Begin

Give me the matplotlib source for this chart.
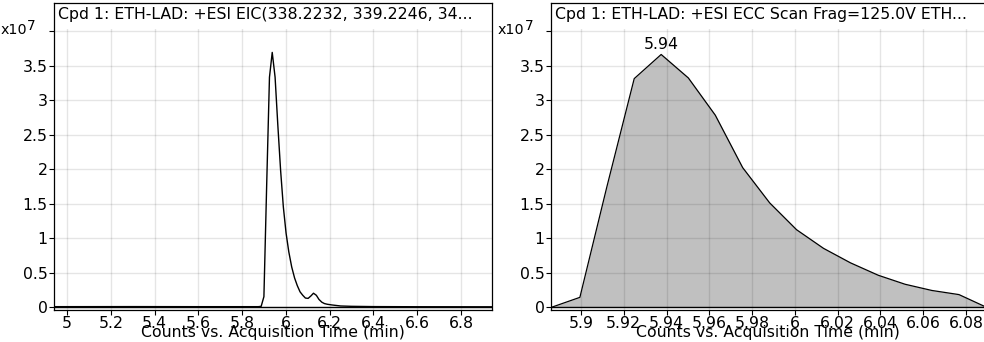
import matplotlib
matplotlib.use("Agg")
import matplotlib.pyplot as plt
from matplotlib.patches import Rectangle

# the reference text is wide for its height, DejaVu Sans comes closest
plt.rcParams['font.family'] = ['DejaVu Sans']

# EIC trace (left), counts in units of 1e7
eic_time = [4.94, 5.30, 5.60, 5.874, 5.887, 5.8995, 5.912, 5.9249, 5.9375, 5.9506,
            5.963, 5.9758, 5.9883, 6.0008, 6.0132, 6.0265, 6.0397, 6.052, 6.0646,
            6.077, 6.089, 6.1015, 6.114, 6.126, 6.139, 6.151, 6.164, 6.176, 6.189,
            6.21, 6.25, 6.30, 6.40, 6.60, 6.94]
eic_counts = [0.005, 0.006, 0.005, 0.005, 0.01, 0.15, 1.75, 3.33, 3.69, 3.33,
              2.64, 1.98, 1.45, 1.07, 0.80, 0.58, 0.42, 0.31, 0.22,
              0.17, 0.13, 0.125, 0.16, 0.20, 0.17, 0.11, 0.07, 0.05, 0.04,
              0.03, 0.015, 0.01, 0.006, 0.004, 0.003]

# ECC scan (right), counts in units of 1e7
ecc_time = [5.8866, 5.8995, 5.9121, 5.9249, 5.9375, 5.9502, 5.9628, 5.9756, 5.9882,
            6.0008, 6.0134, 6.026, 6.039, 6.0515, 6.064, 6.0767, 6.0893]
ecc_counts = [0.0, 0.14, 1.74, 3.31, 3.66, 3.32, 2.78, 2.02, 1.51,
              1.12, 0.85, 0.64, 0.46, 0.33, 0.24, 0.18, 0.0]

peak_label = "5.94"
left_title = "Cpd 1: ETH-LAD: +ESI EIC(338.2232, 339.2246, 34..."
right_title = "Cpd 1: ETH-LAD: +ESI ECC Scan Frag=125.0V ETH..."
x_label = "Counts vs. Acquisition Time (min)"

y_ticks = [0, 0.5, 1, 1.5, 2, 2.5, 3, 3.5, 4]
y_tick_labels = ["0", "0.5", "1", "1.5", "2", "2.5", "3", "3.5", ""]
left_x_ticks = [5, 5.2, 5.4, 5.6, 5.8, 6, 6.2, 6.4, 6.6, 6.8]
left_x_labels = ["5", "5.2", "5.4", "5.6", "5.8", "6", "6.2", "6.4", "6.6", "6.8"]
right_x_ticks = [5.9, 5.92, 5.94, 5.96, 5.98, 6.0, 6.02, 6.04, 6.06, 6.08]
right_x_labels = ["5.9", "5.92", "5.94", "5.96", "5.98", "6", "6.02", "6.04", "6.06", "6.08"]

FS = 11.3
W, H = 984, 342

fig = plt.figure(figsize=(W / 100, H / 100), dpi=100)
ax_l = fig.add_axes([54 / W, 1 - 309.5 / H, (491.5 - 54) / W, 306.5 / H])
ax_r = fig.add_axes([551 / W, 1 - 309.5 / H, (W - 551) / W, 306.5 / H])


def style_axes(ax, title, xticks, xlabels, xlim):
    ax.set_xlim(*xlim)
    ax.set_ylim(-0.036, 4.406)
    ax.set_xticks(xticks)
    ax.set_xticklabels(xlabels)
    ax.set_yticks(y_ticks)
    ax.set_yticklabels(y_tick_labels)
    ax.tick_params(axis='both', direction='out', length=3.5, width=0.8,
                   pad=1, labelsize=FS, colors='black')
    ax.grid(True, color='black', alpha=0.1, lw=1)
    ax.set_axisbelow(False)
    ax.axhline(0, color='black', lw=1, zorder=4)
    for s in ax.spines.values():
        s.set_linewidth(0.9)
        s.set_zorder(6)
    # white title box over the top of the plot area
    ax.add_patch(Rectangle((0, 0.916), 1, 0.084, transform=ax.transAxes,
                           facecolor='white', edgecolor='none', zorder=5))
    ax.text(0.01, 0.962, title, transform=ax.transAxes, ha='left', va='center',
            fontsize=FS, zorder=7)
    ax.text(0.5, -0.075, x_label, transform=ax.transAxes, ha='center',
            va='center', fontsize=FS)
    # exponent label at the top tick
    ax.annotate("x10", xy=(0, 4.0), xycoords=('axes fraction', 'data'),
                xytext=(-27 * 0.72, 0.5), textcoords='offset points',
                ha='right', va='center', fontsize=FS - 1, annotation_clip=False)
    ax.annotate("7", xy=(0, 4.0), xycoords=('axes fraction', 'data'),
                xytext=(-18 * 0.72, 3.5), textcoords='offset points',
                ha='right', va='center', fontsize=FS - 1.5, annotation_clip=False)


style_axes(ax_l, left_title, left_x_ticks, left_x_labels, (4.9406, 6.9392))
ax_l.plot(eic_time, eic_counts, color='black', lw=1, zorder=3)

style_axes(ax_r, right_title, right_x_ticks, right_x_labels, (5.886, 6.0884))
ax_r.spines['right'].set_visible(False)
ax_r.fill_between(ecc_time, ecc_counts, 0, color='#c0c0c0', lw=0, zorder=1)
ax_r.plot(ecc_time, ecc_counts, color='black', lw=0.9, zorder=3)
i_peak = ecc_counts.index(max(ecc_counts))
ax_r.annotate(peak_label, xy=(ecc_time[i_peak], ecc_counts[i_peak]),
              xytext=(0, 2), textcoords='offset points', ha='center',
              va='bottom', fontsize=FS)

fig.savefig("out.png", dpi=100)
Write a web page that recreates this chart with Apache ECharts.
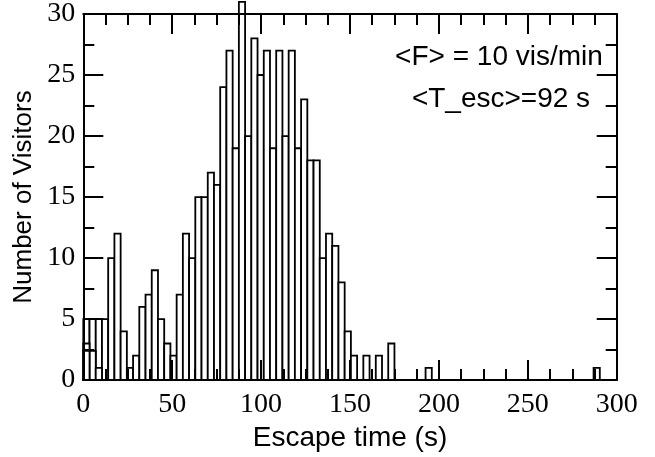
<!DOCTYPE html>
<html>
<head>
<meta charset="utf-8">
<script src="https://cdn.jsdelivr.net/npm/echarts@6/dist/echarts.min.js"></script>
<style>
html,body{margin:0;padding:0;background:#fff;}
#chart{width:655px;height:457px;}
</style>
</head>
<body>
<div id="chart"></div>
<script>
// Histogram of escape times (bin width 3.5 s), counts per bin starting at 0 s
const binWidth = 3.5;
const counts = [
  5, 5, 5, 5, 10, 12, 4, 1, 2, 6,
  7, 9, 5, 3, 2, 7, 12, 10, 15, 15,
  17, 16, 24, 27, 19, 31, 20, 28, 25, 27,
  19, 27, 20, 27, 19, 23, 18, 18, 10, 12,
  11, 8, 4, 2, 0, 2, 0, 2, 0, 3,
  0, 0, 0, 0, 0, 1, 0, 0, 0, 0,
  0, 0, 0, 0, 0, 0, 0, 0, 0, 0,
  0, 0, 0, 0, 0, 0, 0, 0, 0, 0,
  0, 0, 1, 0, 0, 0
];
// Overlapping (second-layer) bars drawn over the first bins
const overlayBins = [0, 1, 2, 0];
const overlayValues = [3, 2.4, 1, 2.4];

const xTicks = [0, 50, 100, 150, 200, 250, 300];
const yTicks = [0, 5, 10, 15, 20, 25, 30];
const xTitle = 'Escape time (s)';
const yTitle = 'Number of Visitors';
const note1 = '<F> = 10 vis/min';
const note2 = '<T_esc>=92 s';

const mainData = [];
counts.forEach((c, i) => { if (c > 0) mainData.push([i * binWidth, (i + 1) * binWidth, c]); });
const overData = overlayBins.map((b, k) => [b * binWidth, (b + 1) * binWidth, overlayValues[k]]);

function renderBar(params, api) {
  const x0 = api.value(0), x1 = api.value(1), v = api.value(2);
  const p0 = api.coord([x0, 0]);
  const p1 = api.coord([x1, v]);
  return {
    type: 'rect',
    shape: { x: p0[0], y: p1[1], width: p1[0] - p0[0], height: p0[1] - p1[1] },
    style: { fill: '#ffffff', stroke: '#000000', lineWidth: 1.8 }
  };
}

const axisLineStyle = { color: '#000', width: 2 };
function xAxisCfg(pos, labels) {
  return {
    type: 'value', position: pos, min: xTicks[0], max: xTicks[xTicks.length - 1], interval: 50,
    z: 5,
    axisLine: { show: true, onZero: false, lineStyle: axisLineStyle },
    axisTick: { show: true, inside: true, length: 20, lineStyle: { color: '#000', width: 2 } },
    minorTick: { show: true, splitNumber: 4, length: 11, lineStyle: { color: '#000', width: 2 } },
    splitLine: { show: false },
    axisLabel: { show: labels, margin: 11, color: '#000', fontFamily: 'Liberation Serif', fontSize: 28 },
    name: labels ? xTitle : '', nameLocation: 'middle', nameGap: 32,
    nameTextStyle: { color: '#000', fontFamily: 'Liberation Sans', fontSize: 28 }
  };
}
function yAxisCfg(pos, labels) {
  return {
    type: 'value', position: pos, min: yTicks[0], max: yTicks[yTicks.length - 1], interval: 5,
    z: 5,
    axisLine: { show: true, onZero: false, lineStyle: axisLineStyle },
    axisTick: { show: true, inside: true, length: 20, lineStyle: { color: '#000', width: 2 } },
    minorTick: { show: true, splitNumber: 2, length: 11, lineStyle: { color: '#000', width: 2 } },
    splitLine: { show: false },
    axisLabel: { show: labels, margin: 8, color: '#000', fontFamily: 'Liberation Serif', fontSize: 28 },
    name: labels ? yTitle : '', nameLocation: 'middle', nameGap: 46,
    nameTextStyle: { color: '#000', fontFamily: 'Liberation Sans', fontSize: 26 }
  };
}

const chart = echarts.init(document.getElementById('chart'), null, { renderer: 'canvas' });
chart.setOption({
  backgroundColor: '#fff',
  animation: false,
  grid: { left: 83.3, right: 38.3, top: 13.3, bottom: 74.3, containLabel: false },
  xAxis: [xAxisCfg('bottom', true), xAxisCfg('top', false)],
  yAxis: [yAxisCfg('left', true), yAxisCfg('right', false)],
  series: [
    { type: 'custom', renderItem: renderBar, data: mainData, encode: { x: [0, 1], y: 2 }, clip: false, z: 1 },
    { type: 'custom', renderItem: renderBar, data: overData, encode: { x: [0, 1], y: 2 }, clip: false, z: 1 }
  ],
  graphic: [
    { type: 'text', x: 499, y: 57, z: 10, style: { text: note1, font: '28px "Liberation Sans"', fill: '#000', align: 'center', verticalAlign: 'middle' } },
    { type: 'text', x: 501, y: 99, z: 10, style: { text: note2, font: '28px "Liberation Sans"', fill: '#000', align: 'center', verticalAlign: 'middle' } }
  ]
});
</script>
</body>
</html>
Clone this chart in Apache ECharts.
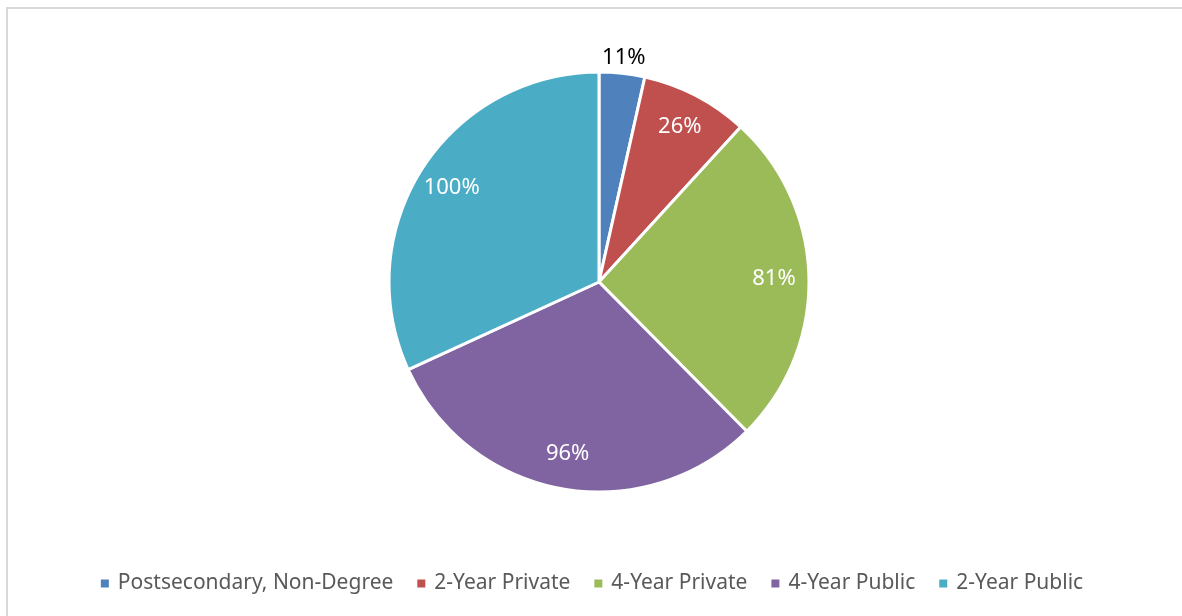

End

◆ TASK BRIEF
From the first line above down to the line with "plt.rcParams['font.family'] = ['DejaVu Sans']", reproduce every line and no others, omitting pictures.

◆ TASK ANSWER
Give me the matplotlib source for this chart.
import matplotlib
matplotlib.use("Agg")
import matplotlib.pyplot as plt
from matplotlib.patches import Rectangle

# the reference text is wide for its height, DejaVu Sans comes closest
plt.rcParams['font.family'] = ['DejaVu Sans']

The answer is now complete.